The increase could be as much as 400 percent for most of the products, the Xinhua News Agency said in a one-sentence dispatch, according to The Associated Press.
No other details were given.
China faces pressure from the United States, the European Union and other producers to restrain its textile exports, which have soared since a global quota system ended on January 1.
The United States on Wednesday imposed quotas to limit growth of Chinese imports to 7.5 percent a year.
They apply to men's and boy's cotton and man-made fiber shirts, man-made fiber trousers, man-made fiber knit shirts and blouses, and combed cotton yarn.
On May 13, Washington imposed similar restrictions on Chinese-made cotton trousers, cotton knit shirts and underwear.
The limits come a day after the U.S. Treasury pointedly called for Beijing to allow a revaluing upwards of its currency, the yuan, which the U.S. says is giving an unfair advantage to Chinese manufacturers.
Chinese clothing imports, including man-made fiber shirts and blouses, will now be subject to quota limits, according to a U.S. Commerce Department release.
Last Friday the department put quotas on cotton trousers and knit-shirts and a range of underwear.
The latest restrictions demonstrated "the administration's continued commitment to America's textile manufacturers and their employees," Commerce Department Secretary Carlos Gutierrez said in a statement released Wednesday.
"We will enforce our trade agreements to ensure that U.S. companies get a fair deal as they compete in the global marketplace," he said.
The department said the clothing categories cited were threatening to disrupt the U.S. market.

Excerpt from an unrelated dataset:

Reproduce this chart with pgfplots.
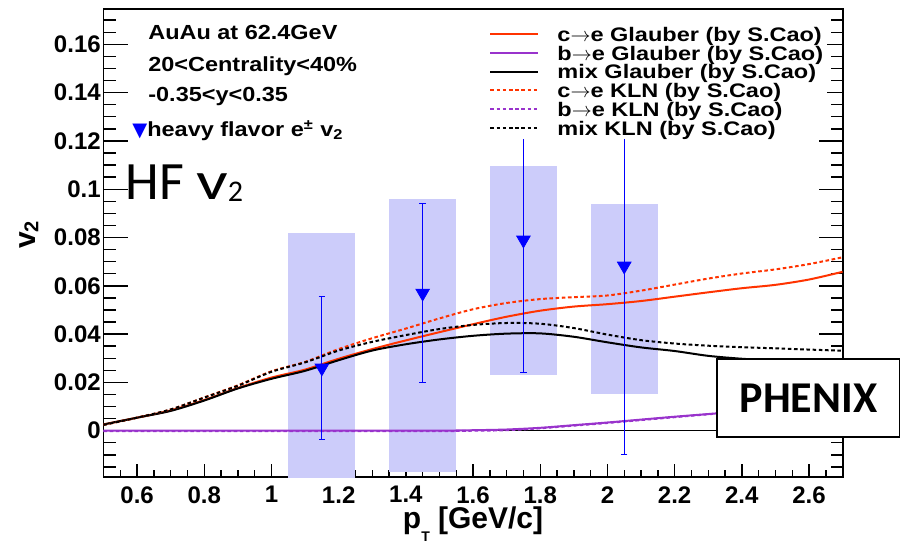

Shipments of Chinese textiles and apparel to the U.S. have surged since the end of global quotas on January 1.
Last year the U.S. ran up a $162 billion trade deficit with China.
U.S.-based manufacturers say China's system of pegging the value of the yuan at around 8.28 to one U.S. dollar undervalues the Chinese currency by as much as 40 percent.
An artificially weak yuan makes Chinese goods cheaper in the U.S. and American products more expensive in China.
The U.S. Treasury said Tuesday that if China yuan policy was "highly distortionary" and posed a risk to China's economy, its trading partners and global economic growth.
China has rejected the suggestion that it should immediately allow its currency to revalue.
Chinese Commerce Minister Bo Xilai said Wednesday the charges made by the U.S. Treasury were unfounded.
"I believe they are not reasonable," Bo told Reuters.
The latest U.S. quota move will see the named import categories to increase this year by just 7.5 percent compared with shipments over a 12-month base period.
The U.S. has the power to set the limits on Chinese goods under an agreement that cleared the way for Beijing's membership in the World Trade Organization in 2001.
The American Manufacturing Trade Action Coalition, a textile industry group, praised the move Wednesday.
"Failure to act would have cost tens of thousands of U.S. jobs," the group's executive director, Auggie Tantillo, said, according to The Associated Press.
But Laura Jones, executive director of the United States Association of Importers of Textiles and Apparel, was critical.
"These restrictions on imports from China will do absolutely nothing to help the U.S. textile industry -- and the government knows it," AP quoted Jones, whose group includes large retailers, as saying.